Articles | Volume 7, issue 11
https://doi.org/10.5194/bg-7-3741-2010
https://doi.org/10.5194/bg-7-3741-2010
22 Nov 2010
 | 22 Nov 2010

Organic matter accumulation and degradation in subsurface coastal sediments: a model-based comparison of rapid sedimentation and aquifer transport

J. M. Holstein and K. W. Wirtz

Abstract. The redox succession in shallow marine sediments generally exhibits a predictable pattern. Pore water profiles from a back barrier tidal flat in the German Wadden Sea depart from the expected redox zoning. Instead, a sulfate minimum zone associated with a sulfate-methane-sulfate double interface and a distinct ammonium peak at 1.5 m below sea floor (mbsf) is displayed.

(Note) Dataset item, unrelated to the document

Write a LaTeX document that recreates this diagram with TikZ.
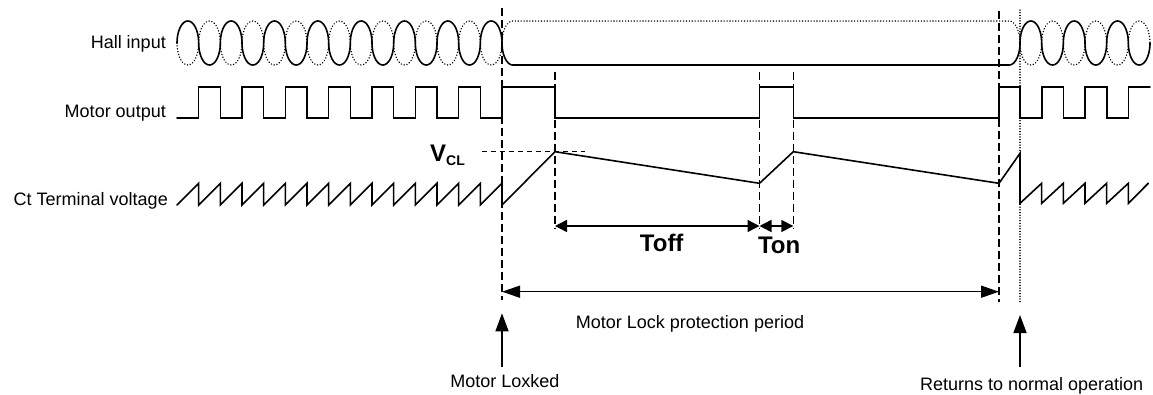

Such evidence for significant degradation of organic matter (OM) in subsurface layers is challenging our understanding of tidal flat biogeochemistry as little is known about processes that relocate reactive OM into layers far distant from the sediment-water interface. The objectives of our model study were to identify possible mechanisms for the rapid transport of organic matter to subsurface layers that cause the reversed redox succession and to constrain several important biogeochemical control parameters. We compared two scenarios for OM transfer: rapid sedimentation and burial of OM as well as lateral advection of suspended POM. Using a diagenetic model, uncertain process parameters, in particular those connected to OM degradation and (vertical or lateral) transport, are systematically calibrated using field data.

We found that both scenarios, advection and sedimentation, had solutions consistent with the observed pore water profiles. For this specific site, however, advective transport of particulate material had to be rejected since the reconstructed boundary conditions were rather improbable. In the alternative deposition set-up, model simulations suggested the deposition of the source OM about 60 yrs before cores were taken. A mean sedimentation rate of approximately 2 cm yr−1 indicates substantial changes in near coast tidal flat morphology, since sea level rise is at a much lower pace. High sedimentation rates most probably reflect the progradation of flats within the study area. These or similar morphodynamic features also occur in other coastal areas so that inverted redox succession by horizontal or vertical transport may be more common than previously thought. Consequently, regional values for OM remineralization rates may be higher than predicted from surface biogeochemistry.